Reasons for decision

Summary

The amount of GST paid to a supplier by M for an Australian supply cannot be deducted from the amount of GST payable by A under the reverse charge agreement that it proposes to set up with M.

Detailed reasoning

For the proposal you outline there is no provision in the GST law that allows for one entity to assume and pay/claim another entity's GST liability and input tax credit. Division 83 of the GST Act (which deals with reverse charging) will only encompass M's supplies to A.

Section 9-40 of the A New Tax System (Goods and Services Tax) Act 1999 (GST Act) places GST liability solely with the relevant supplier:

    9-40 Liability for GST on taxable supplies

      You must pay the GST payable on any taxable supply that you make.

Similarly section 11-20 of the GST Act places entitlement to input tax credits solely with the relevant recipient:

    11-20 Who is entitled to input tax credits for creditable acquisitions?

      You are entitled to the input tax credit for any creditable acquisition that you make.

As you are aware, Division 83 of the GST Act can moderate the application of section 9-40 of the GST Act to ensure that the recipient, rather than the supplier takes on the GST liability on a particular supply. Division 83 however, cannot moderate the effect of section 11-20 of the GST Act for acquisitions made from a third party.

In reporting GST, an entity's liabilities and credits are set off against each other to produce a net amount under section 7-5 of the GST Act. If a reverse charge agreement is in place and M was registered for GST, its notional net amount would consist of any input tax credits arising from its acquisition of supplies. Note that if M did not register for GST, it would not have an entitlement to input tax credits in the first instance.

Net amounts are reported in the GST Return (Business Activity Statement). With respect to your proposal, there is no provision in the GST law for one entity to report another entity's net amount. Section 31-5 of the GST Act ensures that an entity with a particular net amount is the only entity which can report that net amount:

    31-5 Who must give GST returns

      (1) If you are registered or required to be registered, you must give to the Commissioner a GST return for each tax period.

      (2) You must give the return whether or not:

        (a) your net amount for the tax period is zero; or

        (b) you are liable for the GST on any taxable supplies that are attributable to the tax period.

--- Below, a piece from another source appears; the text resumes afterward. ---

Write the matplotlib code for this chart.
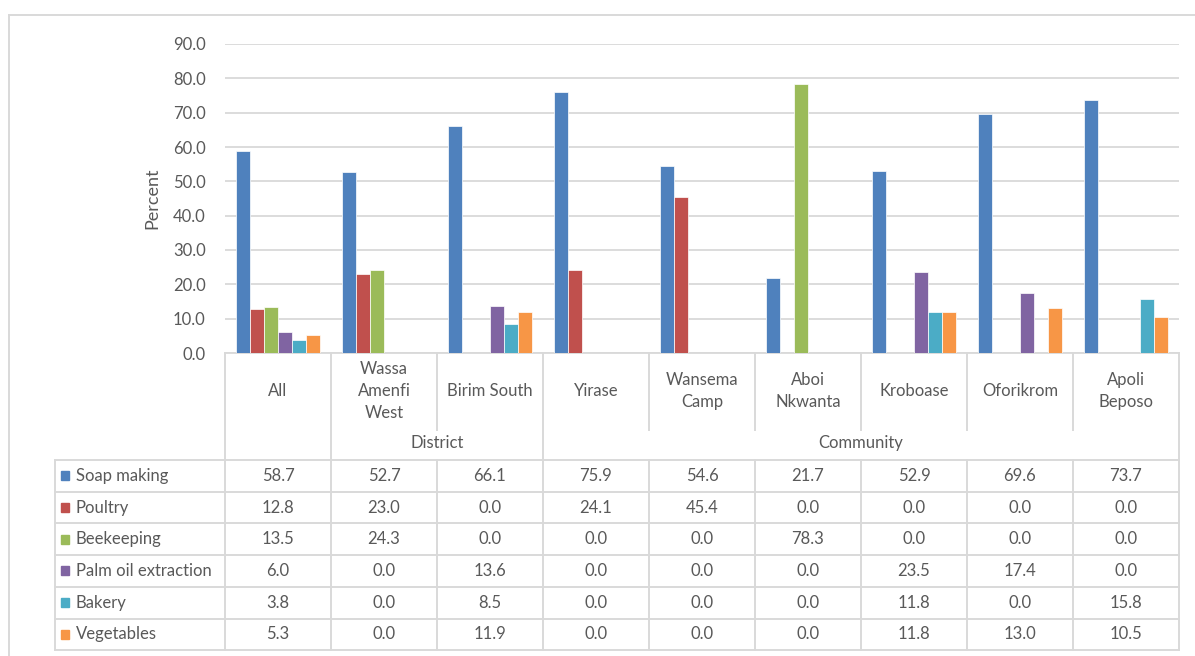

Section 356-5 of Schedule 1 to the Taxation Administration Act 1953 does grant the Commissioner general administration powers for the indirect tax laws, including GST. This may seem to indicate that the Commissioner can rule to overcome individual taxpayer's difficulties in complying with the law in all cases. However, the powers of general administration assist the Commissioner to administer the taxation laws in accordance with Parliament's legislative intent.

The Commissioner's powers of general administration are narrow in scope in that they can only be exercised in relation to management and administrative decisions. They do not authorise the Commissioner to administer the taxation laws inconsistently with their purpose or object, whether express or implied, or their plain meaning.

While Division 83 of the GST Act will allow A report and pay M's GST on supplies made to A if a reverse charge agreement is in place, the law does not extend to allow A to set off M's earlier notional input tax credits against its own GST liability as requested. Furthermore, the Commissioner has no administrative device available to assist in achieving your desired outcome.

Further issues for you to consider

GST Groups

If you enter into a GST group, transactions you conduct with other members of the same GST group are not treated as taxable sales or purchases. This means you are not liable to pay GST to us on sales you make to members of your GST group and you cannot claim GST credits for purchases you make from members of your GST group.

If you form a GST group, only the representative member completes the activity statement on behalf of all the group members. The representative member does not include the intra-group transactions in their activity statement.

It is important to note that the representative member is responsible for the GST that each group member is liable to pay to us and can also claim all the GST credits to which each group member is entitled.

The GST grouping provisions are contained in Division 48 of the GST Act, the membership requirements for GST groups are set out in section 48-10 of the GST Act:

    48-10 Membership requirements of a GST group

    (1) An entity satisfies the membership requirements of a GST group, or a proposed GST group, if the entity:

      (a) is:

        (i) a company; or

        (ii) a partnership, trust or individual that satisfies the requirements specified in the regulations; and

      (b) is, if the entity is a company, a company of the same 90% owned group as all the other members of the GST group or proposed GST group that are also companies; and

      (c) is registered; and

      (d) has the same tax periods applying to it as the tax periods applying to all the other members of the GST group or proposed GST group; and

      (e) accounts on the same basis as all the other members of the GST group or proposed GST group; and

      (f) is not a member of any other GST group; and

      (g) does not have any branch that is registered under Division 54.

    (2) Paragraph (1)(b) does not apply if:

      (a) the entity is a non-profit body; and

      (b) all the other members of the GST group or proposed GST group are non-profit bodies; and

      (c) the entity and all those other members are members of the same non-profit association.

      Note 1: For the membership requirements of non-profit sub-entities, see section 63-50.

      Note 2: For the membership requirements of a GST group of government related entities, see section 149-25.

    (2A) Paragraph (1)(d) does not apply in relation to a tax period that the Commissioner has determined under section 27-30 if the tax period:

      (a) ends at the same time as a tax period (a corresponding tax period) of each of the other members of the GST group; and

      (b) is not longer than any corresponding tax period (other than a tax period that the Commissioner has determined under section 27-30).

    (3) A company does not satisfy the membership requirements of a GST group, or a proposed GST group, if:

      (a) one or more other members of the GST group or proposed GST group are not companies; and

      (b) none of the members of the GST group or proposed GST group that are companies satisfy section 48-15.